Tuesday, March 8, 2011

What Not Repairing Our Infrastructure Means

Hat Tip: Professor DeLong:


From the New America Foundation this week comes a brief report on the efficiency losses of America's outmoded infrastructure. The costs approach $200 billion per year, with sitting in traffic making up over half that total. An excerpt:

Congestion has worsened as the expansion of the highway system has failed to keep pace with usage. Since 1980, mileage of U.S. highways increased 4.5% while the number of passenger cars increased 12.7% and the number of trucks increased 56.4%. As a result, the amount of time wasted has increased dramatically over the past few decades rising from 14 hours per driver in 1982 to 34 hours in 2009. The cost of these delays has increased from $24 billion in 1982 to $115 billion in 2009 dollars.
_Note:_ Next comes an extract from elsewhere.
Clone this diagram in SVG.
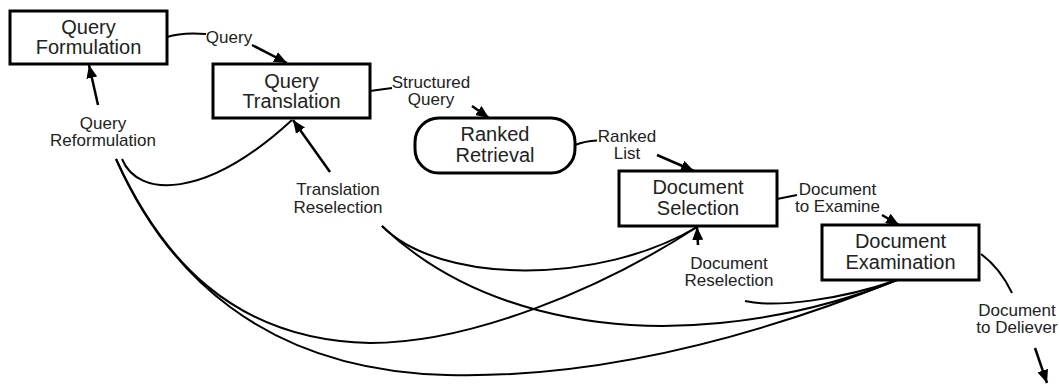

Congestion has also slowed truck freight. Truckers experience 243 million hours of bottleneck delay annually at a cost of $32.15 per hour, in addition to general traffic delay. Given that oil prices have increased dramatically in recent years, and are likely to remain elevated, the cost of congestion and poor infrastructure are rising.

The growth in truck freight on the roads is really remarkable. I would be surprised if it weren't more efficient to move that freight by rail, even at the cost of displacing people from the rail system.